If not overturned, State Farm trial outcome likely to reduce competition and increase prices. Consumers will be forced to pay more for crash repairs.

Washington, DC: Unless overturned, yesterday’s verdict in a class action lawsuit against State Farm will help to protect car company monopolies on crash repair parts and further increase crash repair costs for consumers. Even before the verdict, car companies had a monopoly because they supply about 80% of the auto body repair parts needed after an accident. “This is why a simple 5 mph bump into a pole can cost consumers hundreds, even thousands, of dollars in repairs—the parts needed to fix our cars are just too expensive,” said Jack Gillis, Executive Director of the non-profit Certified Automotive Parts Association. CAPA’s goal is to offer consumers a high quality, fairly priced alternative to expensive car company parts. As an independent, third party, certification organization, CAPA sets standards and certifies the quality of parts made by companies that offer alternatives to car company parts.

“Hopefully, this verdict will not dissuade insurance companies from continuing their efforts to establish competition and eliminate the car company parts monopoly,” said Gillis. Not only has the limited competition currently in the market (only 3% of the parts used in crash repairs are certified by CAPA) had a very positive impact on part prices, but it has also improved the quality of all parts. Today, thanks to competition, the car companies and their competition are offering much better warranties, better corrosion protection and better parts. “That simply wouldn’t have happened if there were no competition,” said Gillis.

Consumers today benefit tremendously from the availability of competitive “mechanical” parts (batteries, wiper blades, mufflers, brake pads, etc.). This competition has brought about such high quality names as DieHard, Midas, and NAPA. Consumers know, and appreciate, that buying a battery from Sears or Wal-Mart can be far less expensive than from a Ford or General Motors dealer. To the extent that some car dealers are now more competitive in their pricing, that is due to the existence of competition – the bedrock of the American marketplace.

If not overturned, this verdict will have a chilling effect on competition in the crash parts market and prevent consumers from enjoying the benefits of quality and price competition. “We simply won’t be able to buy crash parts from anyone but Ford, GM, and the other car companies—who will be able to charge as much as they want,” said Gillis.

If this verdict is upheld, consumers will likely be forced to pay more for crash repairs on the 14 million plus accidents we have every year AND more for insurance to cover the cost of those repairs.
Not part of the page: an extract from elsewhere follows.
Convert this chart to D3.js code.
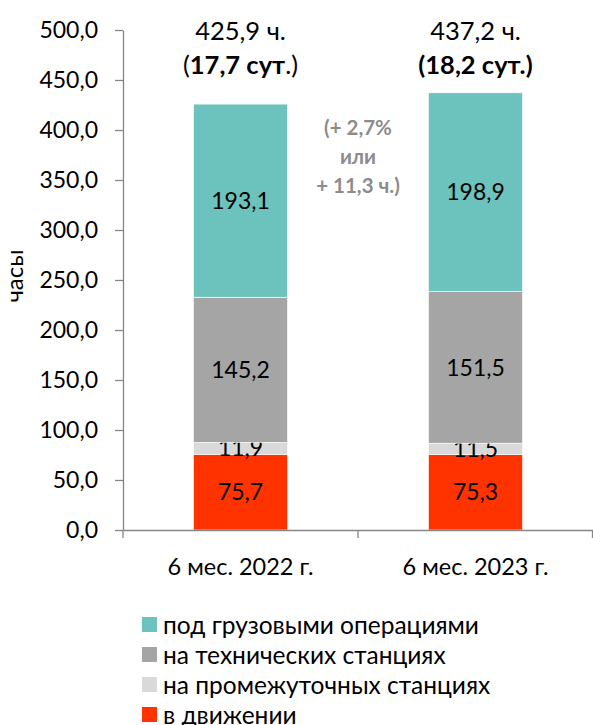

Since this verdict paves the way for car companies to dramatically increase their prices and profits, it is hardly a victory for the consumer.

The Certified Automotive Parts Association is an independent, non-profit, third party standard setting and certification program whose goal is to insure the availability of a high quality, fairly priced alternative to car company parts in the market. CAPA’s Board of Directors includes consumer, repair shop, part distributor and insurance members. A significant, though not a majority, of CAPA’s annual operating expenses are donated by members of the insurance industry. CAPA is modeled after Underwriters Laboratory, which is now independent, but founded by the insurance industry in the early 1900’s.